Problem to work on ▸ All lines below must be repeated exactly, with the pictures omitted.
[begin Data provided]
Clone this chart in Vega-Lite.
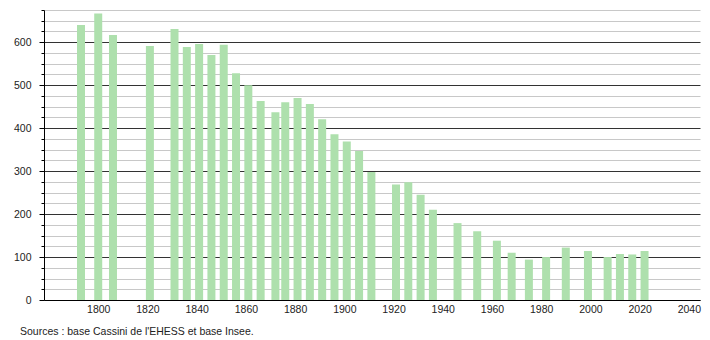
{
  "$schema": "https://vega.github.io/schema/vega-lite/v6.json",
  "width": 656,
  "height": 290,
  "autosize": {"type": "none"},
  "padding": {"left": 44, "top": 10, "right": 10, "bottom": 40},
  "background": "white",
  "config": {
    "view": {"stroke": null},
    "font": "Liberation Sans"
  },
  "title": {
    "text": "Sources : base Cassini de l'EHESS et base Insee.",
    "orient": "bottom",
    "anchor": "start",
    "frame": "group",
    "dx": -24,
    "offset": 12,
    "fontSize": 10.5,
    "fontWeight": "normal",
    "font": "Liberation Sans",
    "color": "#222222"
  },
  "data": {
    "values": [
      {"year": 1793, "pop": 640},
      {"year": 1800, "pop": 667},
      {"year": 1806, "pop": 617},
      {"year": 1821, "pop": 591},
      {"year": 1831, "pop": 631},
      {"year": 1836, "pop": 589},
      {"year": 1841, "pop": 596},
      {"year": 1846, "pop": 570},
      {"year": 1851, "pop": 594},
      {"year": 1856, "pop": 528},
      {"year": 1861, "pop": 500},
      {"year": 1866, "pop": 463},
      {"year": 1872, "pop": 437},
      {"year": 1876, "pop": 460},
      {"year": 1881, "pop": 470},
      {"year": 1886, "pop": 456},
      {"year": 1891, "pop": 421},
      {"year": 1896, "pop": 386},
      {"year": 1901, "pop": 369},
      {"year": 1906, "pop": 347},
      {"year": 1911, "pop": 298},
      {"year": 1921, "pop": 269},
      {"year": 1926, "pop": 274},
      {"year": 1931, "pop": 245},
      {"year": 1936, "pop": 210},
      {"year": 1946, "pop": 179},
      {"year": 1954, "pop": 160},
      {"year": 1962, "pop": 138},
      {"year": 1968, "pop": 110},
      {"year": 1975, "pop": 94},
      {"year": 1982, "pop": 100},
      {"year": 1990, "pop": 122},
      {"year": 1999, "pop": 114},
      {"year": 2007, "pop": 100},
      {"year": 2012, "pop": 107},
      {"year": 2017, "pop": 106},
      {"year": 2022, "pop": 114}
    ]
  },
  "mark": {"type": "bar", "width": 8, "color": "#aee0ad"},
  "encoding": {
    "x": {
      "field": "year",
      "type": "quantitative",
      "scale": {"domain": [1780, 2042.5], "nice": false, "zero": false},
      "axis": {
        "title": null,
        "values": [1800, 1820, 1840, 1860, 1880, 1900, 1920, 1940, 1960, 1980, 2000, 2020, 2040],
        "format": "d",
        "grid": false,
        "ticks": false,
        "domainColor": "#000000",
        "domainWidth": 1,
        "labelPadding": 4,
        "labelFontSize": 10.5,
        "labelColor": "#222222",
        "labelFlush": false
      }
    },
    "y": {
      "field": "pop",
      "type": "quantitative",
      "scale": {"domain": [0, 675], "nice": false},
      "axis": {
        "title": null,
        "values": [0, 25, 50, 75, 100, 125, 150, 175, 200, 225, 250, 275, 300, 325, 350, 375, 400, 425, 450, 475, 500, 525, 550, 575, 600, 625, 650, 675],
        "labelExpr": "datum.value % 100 === 0 ? datum.label : ''",
        "grid": true,
        "gridColor": {"condition": {"test": "datum.value % 100 === 0", "value": "#333333"}, "value": "#c8c8c8"},
        "gridWidth": 1,
        "tickColor": "#000000",
        "tickSize": {"condition": {"test": "datum.value % 100 === 0", "value": 5}, "value": 3},
        "domainColor": "#000000",
        "labelPadding": 8,
        "labelFontSize": 10.5,
        "labelColor": "#222222",
        "labelFlush": false
      }
    }
  }
}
[end Data provided]
Solution below ▸
Clone this chart in Vega-Lite.
{
  "$schema": "https://vega.github.io/schema/vega-lite/v6.json",
  "width": 656,
  "height": 290,
  "autosize": {"type": "none"},
  "padding": {"left": 44, "top": 10, "right": 10, "bottom": 40},
  "background": "white",
  "config": {
    "view": {"stroke": null},
    "font": "Liberation Sans"
  },
  "title": {
    "text": "Sources : base Cassini de l'EHESS et base Insee.",
    "orient": "bottom",
    "anchor": "start",
    "frame": "group",
    "dx": -24,
    "offset": 12,
    "fontSize": 10.5,
    "fontWeight": "normal",
    "font": "Liberation Sans",
    "color": "#222222"
  },
  "data": {
    "values": [
      {"year": 1793, "pop": 640},
      {"year": 1800, "pop": 667},
      {"year": 1806, "pop": 617},
      {"year": 1821, "pop": 591},
      {"year": 1831, "pop": 631},
      {"year": 1836, "pop": 589},
      {"year": 1841, "pop": 596},
      {"year": 1846, "pop": 570},
      {"year": 1851, "pop": 594},
      {"year": 1856, "pop": 528},
      {"year": 1861, "pop": 500},
      {"year": 1866, "pop": 463},
      {"year": 1872, "pop": 437},
      {"year": 1876, "pop": 460},
      {"year": 1881, "pop": 470},
      {"year": 1886, "pop": 456},
      {"year": 1891, "pop": 421},
      {"year": 1896, "pop": 386},
      {"year": 1901, "pop": 369},
      {"year": 1906, "pop": 347},
      {"year": 1911, "pop": 298},
      {"year": 1921, "pop": 269},
      {"year": 1926, "pop": 274},
      {"year": 1931, "pop": 245},
      {"year": 1936, "pop": 210},
      {"year": 1946, "pop": 179},
      {"year": 1954, "pop": 160},
      {"year": 1962, "pop": 138},
      {"year": 1968, "pop": 110},
      {"year": 1975, "pop": 94},
      {"year": 1982, "pop": 100},
      {"year": 1990, "pop": 122},
      {"year": 1999, "pop": 114},
      {"year": 2007, "pop": 100},
      {"year": 2012, "pop": 107},
      {"year": 2017, "pop": 106},
      {"year": 2022, "pop": 114}
    ]
  },
  "mark": {"type": "bar", "width": 8, "color": "#aee0ad"},
  "encoding": {
    "x": {
      "field": "year",
      "type": "quantitative",
      "scale": {"domain": [1780, 2042.5], "nice": false, "zero": false},
      "axis": {
        "title": null,
        "values": [1800, 1820, 1840, 1860, 1880, 1900, 1920, 1940, 1960, 1980, 2000, 2020, 2040],
        "format": "d",
        "grid": false,
        "ticks": false,
        "domainColor": "#000000",
        "domainWidth": 1,
        "labelPadding": 4,
        "labelFontSize": 10.5,
        "labelColor": "#222222",
        "labelFlush": false
      }
    },
    "y": {
      "field": "pop",
      "type": "quantitative",
      "scale": {"domain": [0, 675], "nice": false},
      "axis": {
        "title": null,
        "values": [0, 25, 50, 75, 100, 125, 150, 175, 200, 225, 250, 275, 300, 325, 350, 375, 400, 425, 450, 475, 500, 525, 550, 575, 600, 625, 650, 675],
        "labelExpr": "datum.value % 100 === 0 ? datum.label : ''",
        "grid": true,
        "gridColor": {"condition": {"test": "datum.value % 100 === 0", "value": "#333333"}, "value": "#c8c8c8"},
        "gridWidth": 1,
        "tickColor": "#000000",
        "tickSize": {"condition": {"test": "datum.value % 100 === 0", "value": 5}, "value": 3},
        "domainColor": "#000000",
        "labelPadding": 8,
        "labelFontSize": 10.5,
        "labelColor": "#222222",
        "labelFlush": false
      }
    }
  }
}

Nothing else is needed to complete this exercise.